- Article
- Sustainability
- General Sustainability
HSBC EY Sustainable Chemicals Report
The chemical industry’s energy consumption is the highest of any industrial sector, pushing companies to map their ESG transition plans.
The chemicals sector is one of the largest and most economically important industries in the world, employing 15 million people directly and over 60 million people indirectly. Chemical products are found in every aspect of modern life – in the energy systems powering our cities, in the fertilisers and pesticides used in modern agriculture, in pharmaceutical development, in construction, and in most of the consumer goods we use on a day to day basis.
There is no doubt that chemicals will remain vital for the global economy well into the future, including here in the GCC, which has seen its share of global production capacity double between 2000 and 2017 to reach 6.6%. However, what is being increasingly questioned is whether the sector can continue to operate as it has in the past. The chemicals industry has had significant adverse impacts on the environment and is a major contributor to the greenhouse emissions that are responsible for climate change. And these impacts have been felt across the entire value chain.
The chemical industry’s final energy consumption is the highest of any industrial sector; its operations cause substantial runoff of pollutants into the local environment, air and waterways; and many chemical sector products – plastics and fertilisers are two notable examples – are also causing serious environmental harm. At the global level, the sector is mobilising to address these issues, with a range of regulatory action and industry-led and initiatives to incentivise more sustainable business models.
Leading chemical companies have been making ambitious net zero targets, to align their business models to the Paris Agreement goals, and it is increasingly apparent that this will be the industry standard for the chemical sector in the near future.

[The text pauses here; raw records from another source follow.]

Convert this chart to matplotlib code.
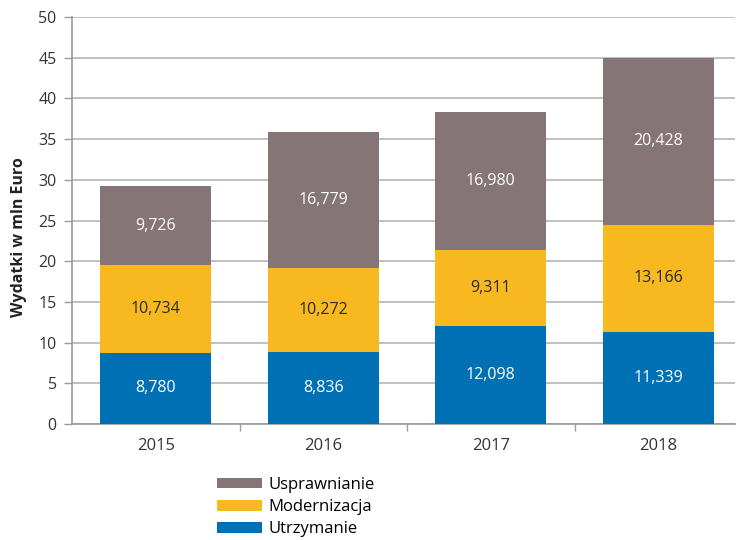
import numpy as np
import matplotlib.pyplot as plt
from matplotlib.ticker import FixedLocator

plt.rcParams['font.family'] = ['Open Sans', 'DejaVu Sans']

years = ['2015', '2016', '2017', '2018']
utrzymanie = [8.780, 8.836, 12.098, 11.339]
modernizacja = [10.734, 10.272, 9.311, 13.166]
usprawnianie = [9.726, 16.779, 16.980, 20.428]

c_utrz = '#0070B4'
c_mod = '#F8B920'
c_usp = '#857577'

fig = plt.figure(figsize=(7.37, 5.40), dpi=100)
ax = fig.add_axes([0.0977, 0.2148, 0.9, 0.7537])

x = np.arange(len(years))
w = 0.66
u = np.array(utrzymanie)
m = np.array(modernizacja)
s = np.array(usprawnianie)

b1 = ax.bar(x, u, w, color=c_utrz, label='Utrzymanie', zorder=3)
b2 = ax.bar(x, m, w, bottom=u, color=c_mod, label='Modernizacja', zorder=3)
b3 = ax.bar(x, s, w, bottom=u + m, color=c_usp, label='Usprawnianie', zorder=3)

def fmt(v):
    return f'{v:.3f}'.replace('.', ',')

for i in range(len(years)):
    ax.text(x[i], u[i] / 2, fmt(u[i]), ha='center', va='center', color='white', fontsize=11.5, zorder=4)
    ax.text(x[i], u[i] + m[i] / 2, fmt(m[i]), ha='center', va='center', color='#2a2a2a', fontsize=11.5, zorder=4)
    ax.text(x[i], u[i] + m[i] + s[i] / 2, fmt(s[i]), ha='center', va='center', color='white', fontsize=11.5, zorder=4)

ax.set_ylim(0, 50)
ax.set_xlim(-0.5, 3.46)
ax.set_yticks(range(0, 51, 5))
ax.set_xticks(x)
ax.set_xticklabels(years)
ax.xaxis.set_minor_locator(FixedLocator([0.5, 1.5, 2.5]))
ax.tick_params(axis='x', which='major', length=0, pad=10, labelsize=12, labelcolor='#333333')
ax.tick_params(axis='x', which='minor', length=5, color='#999999', width=1)
ax.tick_params(axis='y', length=6, color='#999999', width=1, labelsize=11.5, labelcolor='#333333', pad=5)

ax.grid(axis='y', color='#C0C0C0', linewidth=1.4, zorder=0)
for side in ['top', 'right']:
    ax.spines[side].set_visible(False)
ax.spines['left'].set_color('#999999')
ax.spines['bottom'].set_color('#999999')
ax.spines['left'].set_linewidth(1.2)
ax.spines['bottom'].set_linewidth(1.2)

ax.set_ylabel('Wydatki w mln Euro', fontsize=11.5, fontweight='bold', color='#222222')
ax.yaxis.set_label_coords(-0.068, 0.46)

fig.legend([b3, b2, b1], ['Usprawnianie', 'Modernizacja', 'Utrzymanie'],
           loc='upper left', bbox_to_anchor=(0.295, 0.117), frameon=False,
           fontsize=12, handlelength=2.7, handleheight=0.6, labelspacing=0.38,
           handletextpad=0.35, borderaxespad=0, borderpad=0)

fig.savefig('out.png', dpi=100)
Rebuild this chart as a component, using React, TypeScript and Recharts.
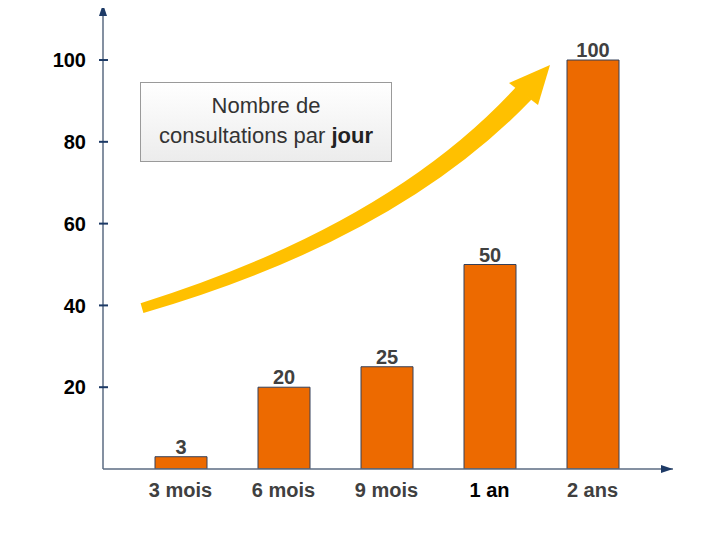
import React from 'react';
import { BarChart, Bar, XAxis, YAxis, LabelList } from 'recharts';

const periods = ['3 mois', '6 mois', '9 mois', '1 an', '2 ans'];
const consultations = [3, 20, 25, 50, 100];
const yTicks = [20, 40, 60, 80, 100];

const data = periods.map((p, i) => ({ periode: p, valeur: consultations[i] }));

const FONT = '"Liberation Sans", Arial, sans-serif';
const AXIS = '#5b6b82';
const NAVY = '#1d3a66';

const XTick = (props: any) => {
  const { x, y, payload } = props;
  const strong = payload.value === '1 an';
  return (
    <text x={x} y={y} dy="0.71em" textAnchor="middle" fontFamily={FONT} fontSize={20}
      fontWeight="bold" fill={strong ? '#000' : '#404040'}>
      {payload.value}
    </text>
  );
};

const YTick = (props: any) => {
  const { x, y, payload } = props;
  const axisX = x + 17;
  return (
    <g>
      <line x1={axisX - 4} x2={axisX + 5} y1={y} y2={y} stroke={NAVY} strokeWidth={2} />
      <text x={x} y={y} dy="0.355em" textAnchor="end" fontFamily={FONT} fontSize={20}
        fontWeight="bold" fill="#000">
        {payload.value}
      </text>
    </g>
  );
};

export default function App() {
  return (
    <div style={{ position: 'relative', width: 728, height: 541, margin: -8, background: '#fff' }}>
      <svg width={0} height={0} style={{ position: 'absolute' }}>
        <defs>
          <marker id="axisArrow" viewBox="0 0 12 8" refX={12} refY={4} markerWidth={12} markerHeight={8}
            markerUnits="userSpaceOnUse" orient="auto-start-reverse">
            <path d="M0,0 L12,4 L0,8 Z" fill={NAVY} />
          </marker>
        </defs>
      </svg>
      <BarChart width={728} height={541} data={data}
        margin={{ top: 4, right: 55, left: 0, bottom: 0 }}>
        <XAxis dataKey="periode" height={72} tick={<XTick />} tickLine={false} tickSize={0} tickMargin={14}
          padding={{ left: 26, right: 29 }}
          axisLine={{ stroke: AXIS, strokeWidth: 1.5, markerEnd: 'url(#axisArrow)' }} />
        <YAxis width={103} domain={[0, 113.7]} ticks={yTicks} type="number" allowDataOverflow
          tick={<YTick />} tickLine={false} tickSize={0} tickMargin={17}
          axisLine={{ stroke: AXIS, strokeWidth: 1.5, markerStart: 'url(#axisArrow)' }} />
        <Bar dataKey="valeur" fill="#ED6A00" stroke="#34405a" strokeWidth={1} barSize={52}
          isAnimationActive={false}>
          <LabelList dataKey="valeur" position="top" offset={3} fill="#404040" fontFamily={FONT}
            fontSize={20} fontWeight="bold" />
        </Bar>
      </BarChart>
      <svg width={728} height={541} style={{ position: 'absolute', left: 0, top: 0, pointerEvents: 'none' }}>
        <path d="M140.6,303.2 Q390,225 516.5,86.5 L531.5,99.5 Q398,239 143.4,313 Z" fill="#FFC000" />
        <path d="M509,83 L550,65 L538,105 Z" fill="#FFC000" />
      </svg>
      <div style={{
        position: 'absolute', left: 140, top: 82, width: 252, height: 80, boxSizing: 'border-box',
        border: '1px solid #9a9a9a', background: 'linear-gradient(#ffffff, #ececec)',
        fontFamily: FONT, fontSize: 22, color: '#333', textAlign: 'center', lineHeight: '30px',
        paddingTop: 8,
      }}>
        Nombre de<br />consultations par <b style={{ color: '#222' }}>jour</b>
      </div>
    </div>
  );
}
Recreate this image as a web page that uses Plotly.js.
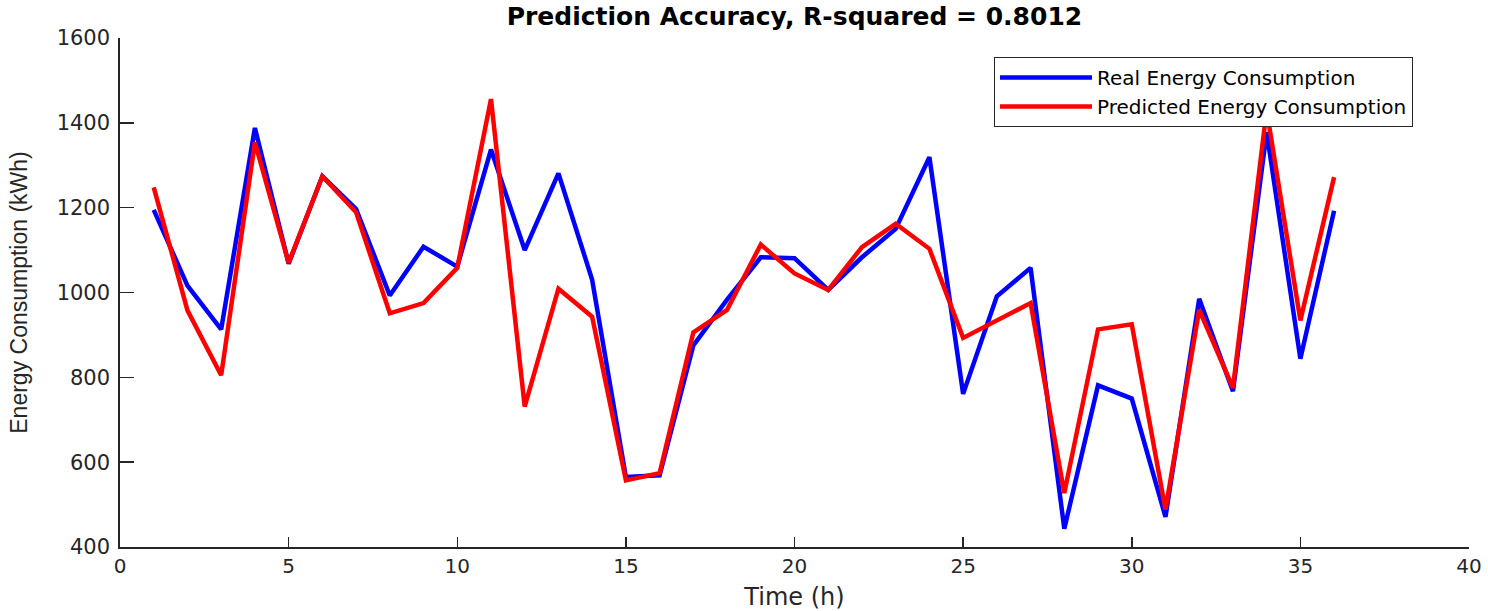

Actualising ambitious sustainability goals, however, poses several challenges, not least for the chemicals industry in the GCC, which has historically been subject to less onerous environmental regulatory oversight.
This HSBC EY Sustainable Transition of the Chemical Sector report lays out a multi-disciplinary approach to address these challenges, where various stakeholders including regulators and policymakers, financial institutions, consumers and others have a part to play in supporting the chemicals sector as it transitions to a low carbon future.